I'm new to Crystal and i'm trying to translate the following program to Crystal:
#include <stdio.h>
long rev(long n) {
long m = 0;
while (n > 0) {
m = 10*m + n%10;
n = n/10;
}
return(m);
}
int main() {
for(int n=1; n<=10000000; n++) {
long m = n*rev(n);
if (m==rev(m))
printf("%d\n", n);
}
}
I wrote the Crystal program
def rev(n : UInt64) : UInt64
m : UInt64 = 0
while n > 0
m = 10_u64*m + n%10_u64
n = n//10
end
m
end
(1_u64 .. 10_000_000).each { |n|
m = n*rev(n)
if m == rev(m)
print(n,"\n")
end
}
I found odd that, in order to compile, at some points I had to specify the type of the literals (n%10_u64) but in others don't (n//10). I'm I missing something or just Crystal is not consistent about casting?
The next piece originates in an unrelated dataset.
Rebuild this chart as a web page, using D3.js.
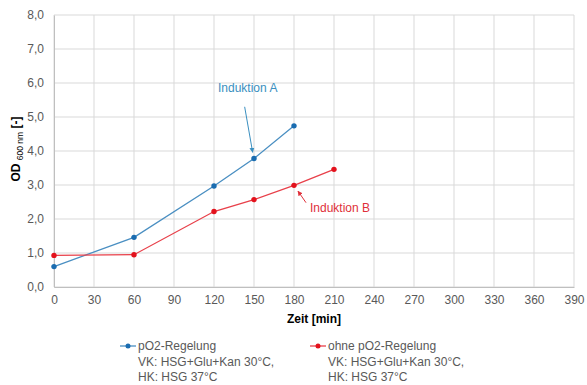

Also, I like to know, is this a good translation of the c program or how an experienced Crystal programmer would do it?
The default number type in Crystal is Int32. So if you don't specify a type, it's that. Your algorithm operates on UInt64 so you need to take some extra steps.
Ideally, you would use only UInt64 numbers in your algorithm, so everything would be typed the same.
But you don't actually need to because the methods casts operands to fit. The return type is always the type of the first operand. UInt64#//(Int32) returns UInt64 and Int32#*(UInt64) returns Int32. However, there is no automatic promotion like in C.
n // 10 is fine, it returns the type of n which is what you want. But 10 * m is bad because it returns the default type of 10 which is Int32 and assigning it to n changes its type.
This might seem unexpected at first, but the reason for returning the first type is to allow assignment operators like x += y to work, which expands to x = x + y. If x + y returns a different type from x, this would unintentionally influence the type of the variable.
My advise is to explicitly type all number literals that are part of your algorithm as UInt64 to make sure that they fit together.